Mme Oki a également souligné l'importance de faire appel aux experts locaux et de collaborer avec les populations locales.

Cette idée a également été abordée par Felix Ankomah Asante, Vice-chancelier de l'université du Ghana, qui a souligné que la question du savoir autochtone devait être prise en compte, car de nombreuses communautés locales utilisent ce savoir pour lutter contre le changement climatique, par exemple. Ces mesures ou initiatives nationales « ne sont pas prises en compte dans les ensembles de données mondiales ».

M. Asante a également plaidé en faveur d'une collaboration avec les universités et les centres de recherche, estimant qu'ils disposent souvent de structures utiles aux décideurs politiques et qu'ils peuvent fournir une expertise « très qualifiée » pour veiller à ce que la collecte de données soit systématique dans tous les pays.

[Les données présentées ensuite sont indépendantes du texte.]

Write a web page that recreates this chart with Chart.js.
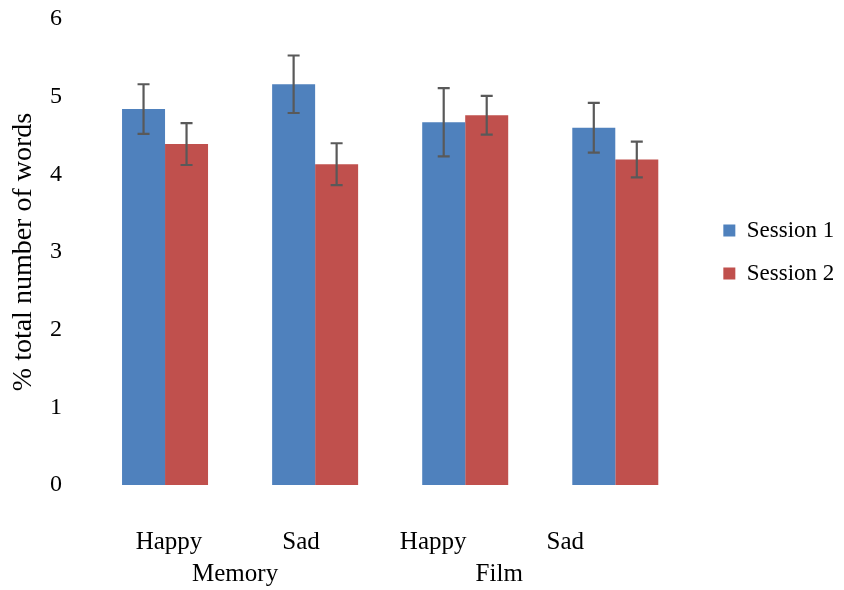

Chaque dollar investi dans les données offre un rendement économique de 32 dollars

Il s'agit d'une nécessité urgente, car seulement la moitié des pays du monde disposent de données sur les ODD, a déclaré Claire Melamed, PDG des Partenariats mondiaux pour les données du développement durable (Global Partnerships for Sustainable Development Data).

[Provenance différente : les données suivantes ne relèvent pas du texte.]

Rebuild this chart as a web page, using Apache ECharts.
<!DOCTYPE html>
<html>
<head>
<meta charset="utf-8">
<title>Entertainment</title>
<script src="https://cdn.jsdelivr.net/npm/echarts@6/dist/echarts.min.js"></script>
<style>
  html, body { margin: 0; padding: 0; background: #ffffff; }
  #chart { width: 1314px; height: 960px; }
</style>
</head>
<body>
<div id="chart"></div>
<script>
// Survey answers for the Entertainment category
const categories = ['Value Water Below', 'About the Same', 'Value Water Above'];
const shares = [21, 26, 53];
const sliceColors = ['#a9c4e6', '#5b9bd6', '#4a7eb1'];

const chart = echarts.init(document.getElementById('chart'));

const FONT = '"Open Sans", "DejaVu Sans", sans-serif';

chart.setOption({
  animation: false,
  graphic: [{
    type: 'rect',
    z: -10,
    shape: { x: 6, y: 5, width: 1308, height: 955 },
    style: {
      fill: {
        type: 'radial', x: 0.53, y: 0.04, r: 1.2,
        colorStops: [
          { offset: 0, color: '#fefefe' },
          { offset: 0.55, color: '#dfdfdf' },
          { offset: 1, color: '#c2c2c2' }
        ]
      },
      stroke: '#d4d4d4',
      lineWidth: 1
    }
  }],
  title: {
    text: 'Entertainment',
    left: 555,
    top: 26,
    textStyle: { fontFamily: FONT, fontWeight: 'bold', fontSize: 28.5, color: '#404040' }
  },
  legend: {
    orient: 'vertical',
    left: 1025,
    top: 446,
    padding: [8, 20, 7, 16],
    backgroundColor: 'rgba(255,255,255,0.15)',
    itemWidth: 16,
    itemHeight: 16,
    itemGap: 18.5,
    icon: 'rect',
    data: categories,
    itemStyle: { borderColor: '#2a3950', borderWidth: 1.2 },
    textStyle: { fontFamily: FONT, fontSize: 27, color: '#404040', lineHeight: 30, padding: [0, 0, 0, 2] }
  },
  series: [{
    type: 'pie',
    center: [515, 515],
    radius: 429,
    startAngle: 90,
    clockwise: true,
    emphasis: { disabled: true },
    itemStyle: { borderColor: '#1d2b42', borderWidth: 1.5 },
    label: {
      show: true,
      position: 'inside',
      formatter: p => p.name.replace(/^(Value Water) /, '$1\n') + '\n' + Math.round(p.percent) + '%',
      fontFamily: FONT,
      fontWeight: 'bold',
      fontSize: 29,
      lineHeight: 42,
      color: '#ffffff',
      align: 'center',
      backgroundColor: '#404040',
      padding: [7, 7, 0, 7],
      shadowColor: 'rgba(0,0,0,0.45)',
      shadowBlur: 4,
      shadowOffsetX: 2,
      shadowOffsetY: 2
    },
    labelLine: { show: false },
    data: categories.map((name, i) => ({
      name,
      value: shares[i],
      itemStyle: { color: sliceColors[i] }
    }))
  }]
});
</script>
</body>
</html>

« L'amélioration des systèmes de données coûterait moins de 1% de l'ensemble de l'aide publique au développement à l'étranger », a-t-elle déclaré, ajoutant que chaque dollar investi dans les données offre un rendement économique de 32 dollars.

« Nous ne devrions pas considérer les données comme une ponction sur nos budgets. Bien au contraire, il s'agit d'investissements dans le progrès pour les personnes, le changement climatique, et la croissance économique ».

Dernier intervenant de la journée, Salvatore Arico, PDG du Conseil international de la science, a rappelé que la science ne peut être prescriptive et qu'elle ne peut que présenter des options et les implications de ces options. 

La science, c'est « la clarté du langage, la nécessité de dissiper dès le départ les spéculations, les erreurs de communication et la méfiance. Et au contraire, de promouvoir la persuasion par la logique », a-t-il déclaré, soulignant l'utilité de la science pour les diplomates.